Once again, the US Postal Service has denied a petition to feature on a stamp the visage of Gen. Henry Martyn Robert. We have stamps honoring Wonder Woman and other individuals who do not exist, but we cannot honor the man who wrote Robert’s Rules of Order, a treatise used around the world, from church committee meetings to national parliaments, that, in many ways, makes participatory government and collective decision-making possible. I know none of us like meetings, but still, we should salute what this man accomplished. The linked article gives some background on Gen. Robert and how he came up with his rules:

As Robert the grandson tells the story, the elder Robert was living in New Bedford, Mass., in 1863 and was asked to preside over a meeting to consider the defense of the city during the Civil War.
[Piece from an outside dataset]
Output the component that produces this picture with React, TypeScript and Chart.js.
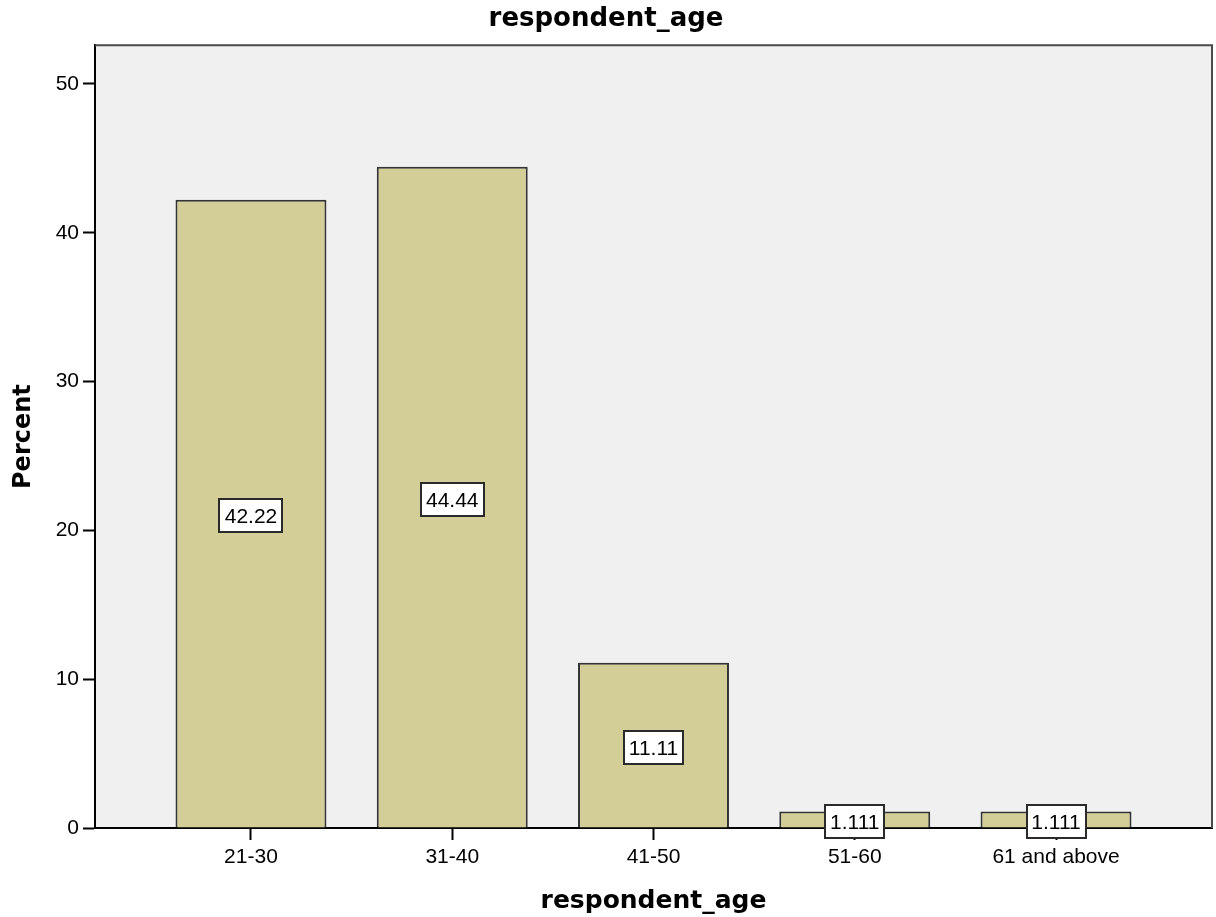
import React, { useEffect, useRef } from "react";
import { Chart, registerables } from "chart.js";

Chart.register(...registerables);

// ---- data ----
const chartTitle = "respondent_age";
const xAxisTitle = "respondent_age";
const yAxisTitle = "Percent";
const categories = ["21-30", "31-40", "41-50", "51-60", "61 and above"];
const percentValues = [42.22, 44.44, 11.11, 1.111, 1.111];
const valueLabels = ["42.22", "44.44", "11.11", "1.111", "1.111"];
const yTicks = [0, 10, 20, 30, 40, 50];
const yMax = 52.6;

// ---- style / layout ----
const W = 1216;
const H = 917;
const X_SIDE_PAD = 0.775;
const PLOT_BG = "#f0f0f0";
const BAR_FILL = "#d3ce97";
const BAR_EDGE = "#333333";
const TICK_FONT = "'Liberation Sans', Arial, sans-serif";
const TITLE_FONT = "'DejaVu Sans', Verdana, sans-serif";

const plotFrame = {
  id: "plotFrame",
  beforeDraw(chart: any) {
    const { ctx, chartArea: a } = chart;
    ctx.save();
    ctx.fillStyle = "#ffffff";
    ctx.fillRect(0, 0, chart.width, chart.height);
    ctx.fillStyle = PLOT_BG;
    ctx.fillRect(a.left, a.top, a.right - a.left, a.bottom - a.top);
    ctx.restore();
  },
  beforeDatasetsDraw(chart: any) {
    const { ctx, chartArea: a } = chart;
    ctx.save();
    ctx.strokeStyle = "#4a4a4a";
    ctx.lineWidth = 2;
    ctx.beginPath();
    ctx.moveTo(a.left, a.top);
    ctx.lineTo(a.right, a.top);
    ctx.lineTo(a.right, a.bottom);
    ctx.stroke();
    ctx.restore();
  },
};

const valueBoxes = {
  id: "valueBoxes",
  afterDatasetsDraw(chart: any) {
    const meta = chart.getDatasetMeta(0);
    const ctx = chart.ctx;
    ctx.save();
    ctx.font = `21px ${TICK_FONT}`;
    meta.data.forEach((bar: any, i: number) => {
      const { x, y, base } = bar.getProps(["x", "y", "base"], true);
      const cy = (y + base) / 2 + 2;
      const text = valueLabels[i];
      const tw = ctx.measureText(text).width;
      const bw = Math.round(tw + 10);
      const bh = 33;
      const bx = Math.round(x - bw / 2);
      const by = Math.round(cy - bh / 2);
      ctx.fillStyle = "#ffffff";
      ctx.fillRect(bx, by, bw, bh);
      ctx.strokeStyle = "#2a2a2a";
      ctx.lineWidth = 2;
      ctx.strokeRect(bx, by, bw, bh);
      ctx.fillStyle = "#000000";
      ctx.textAlign = "center";
      ctx.textBaseline = "alphabetic";
      ctx.fillText(text, x, by + bh / 2 + 7.5);
    });
    ctx.restore();
  },
};

export default function App() {
  const canvasRef = useRef<HTMLCanvasElement | null>(null);

  useEffect(() => {
    const canvas = canvasRef.current;
    if (!canvas) return;
    const chart = new Chart(canvas, {
      type: "bar",
      data: {
        datasets: [
          {
            label: yAxisTitle,
            data: categories.map((_, i) => ({ x: i, y: percentValues[i] })),
            backgroundColor: BAR_FILL,
            borderColor: BAR_EDGE,
            borderWidth: 2,
            barPercentage: 0.75,
            categoryPercentage: 1,
          },
        ],
      },
      options: {
        responsive: false,
        animation: false,
        devicePixelRatio: 1,
        layout: { padding: { left: 0, right: 4, top: 0, bottom: 0 } },
        plugins: {
          legend: { display: false },
          tooltip: { enabled: false },
          title: {
            display: true,
            text: chartTitle,
            color: "#000000",
            font: { family: TITLE_FONT, size: 26, weight: "bold", lineHeight: 1.2 },
            padding: { top: 4, bottom: 10 },
          },
        },
        scales: {
          x: {
            type: "linear",
            offset: false,
            min: -X_SIDE_PAD,
            max: categories.length - 1 + X_SIDE_PAD,
            afterBuildTicks: (s: any) => {
              s.ticks = categories.map((_, i) => ({ value: i }));
            },
            afterFit: (s: any) => {
              s.height = 89;
            },
            ticks: {
              callback: (v: any) => categories[v] ?? "",
              color: "#000000",
              font: { family: TICK_FONT, size: 21 },
              padding: 5,
              maxRotation: 0,
              autoSkip: false,
            },
            grid: {
              offset: false,
              drawOnChartArea: false,
              drawTicks: true,
              tickLength: 12,
              tickWidth: 2,
              tickColor: "#000000",
            },
            border: { display: true, color: "#000000", width: 2 },
            title: {
              display: true,
              text: xAxisTitle,
              color: "#000000",
              font: { family: TITLE_FONT, size: 25, weight: "bold", lineHeight: 1.2 },
              padding: { top: 0, bottom: 1 },
            },
          },
          y: {
            type: "linear",
            min: 0,
            max: yMax,
            afterBuildTicks: (s: any) => {
              s.ticks = yTicks.map((v) => ({ value: v }));
            },
            afterFit: (s: any) => {
              s.width = 95;
            },
            ticks: {
              color: "#000000",
              font: { family: TICK_FONT, size: 21 },
              padding: 4,
            },
            grid: {
              drawOnChartArea: false,
              drawTicks: true,
              tickLength: 12,
              tickWidth: 2,
              tickColor: "#000000",
            },
            border: { display: true, color: "#000000", width: 2 },
            title: {
              display: true,
              text: yAxisTitle,
              color: "#000000",
              font: { family: TITLE_FONT, size: 24, weight: "bold", lineHeight: 1.2 },
              padding: { top: 9, bottom: 0 },
            },
          },
        },
      } as any,
      plugins: [plotFrame, valueBoxes],
    });
    return () => chart.destroy();
  }, []);

  return (
    <div style={{ position: "fixed", left: 0, top: 0, width: W, height: H, background: "#fff" }}>
      <canvas ref={canvasRef} width={W} height={H} style={{ width: W, height: H, display: "block" }} />
    </div>
  );
}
He didn’t know beans about it [presiding over a meeting], and he found it very embarrassing,” Robert III said. “He made up his mind that if he got out of it alive, he would learn something about the subject.”

Learning something about parliamentary procedure involved reading a few books and making some notes, which he carried in his wallet for about four years.

When he moved to San Francisco, he encountered a city where prostitution was rife and Chinese laborers brought in to build the railroad were exploited, even chased by dogs for sport. Robert, a Baptist lay leader, was offended.

He joined the YMCA and several newly formed religious groups dedicated to relieving the plight of exploited souls, but he found that the city’s motley population had discordant notions about how to conduct meetings. San Francisco needed rules.

When Robert came out with the first version of his rules of order in 1876, he had trouble finding a publisher. Who’d want to read such a book? So he printed up 4,000 copies himself. Since then, Robert III says, it has sold 5 million copies.

I suspect that the very committee that turned down his stamp did so after receiving a motion that was properly seconded, with all in favor saying “aye,” and all opposed by the same sign.